SCOTTISH ministers have used devolution to accumulate power and turn Holyrood into a “mini- Westminster”, one of the leading authorities on the SNP has said.
Professor James Mitchell said the centralisation by the Scottish Government ran counter to the hopes and expectations for devolution when it began in 1999.
The result was “insularly British with a Holyrood cherry on top”.
Instead of the Scottish Parliament representing a break from Westminster, with greater power-sharing across society, there had been more “micro-management”.
The author of numerous books on the SNP and its history, Prof Mitchell said: “Power has not been shared between the people, the legislators and the executive.
“We inherited the Westminster system of government. Relations between the Parliament and Government are more imbalanced than at Westminster.
“The very features of the old system that led to demands for change have become all too obvious in post-devolution Scotland.
“The Scottish Parliament’s committee system is much weaker than that in the Commons. Accountability may have improved compared with pre-devolution times but that is hardly a high hurdle.”
Writing in the new edition of the Scottish Left Review, the professor of public policy at Edinburgh University also said councils were suffering from “disempowerment”, but there was little they could do.
“The failure to address these deficiencies makes Scotland stand out as an outlier along with the rest of the UK in European local governance,” he said.
“For all the talk of being more European, of abandoning the Westminster model of government, today’s Scottish polity looks as insularly British with a Holyrood cherry on top of that which existed pre-devolution.”
He said our political system must be about more than “creating a Parliament and accumulating power for the executive in the Parliament’s name”, and called for fresh thinking from all Holyrood’s parties.
“We have lost sight of the ideals of self-government that animated earlier debates and stuck with a Scottish variant on the system that was supposed to be rejected.
“For all the talk of popular sovereignty, what has emerged is a mini-Westminster in which the executive is dominant, Parliament is compliant and any other potential sources of legitimacy are denuded of authority.

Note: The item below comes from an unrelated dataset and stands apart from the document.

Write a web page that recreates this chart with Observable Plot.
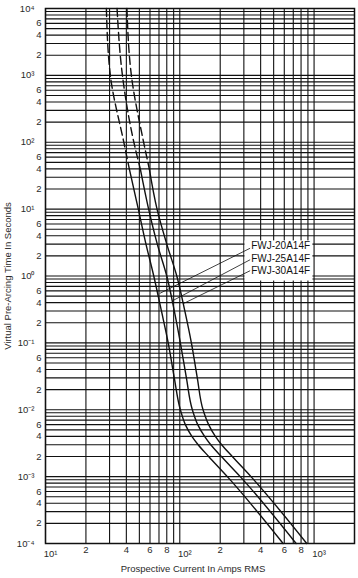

“The central paradox of Scottish politics has been that in the desire to find an alternative system we have ended up with a system of government that is essentially the same as the Westminster system.
“We have neglected deficiencies in our system of government. Relations with the rest of the UK are important but there is so much more that demands attention.”
The Accounts Commission last week reported Edinburgh had cut council budgets by 4.1 per cent in real terms between 2013/14 and 2020/21, bar Covid funding.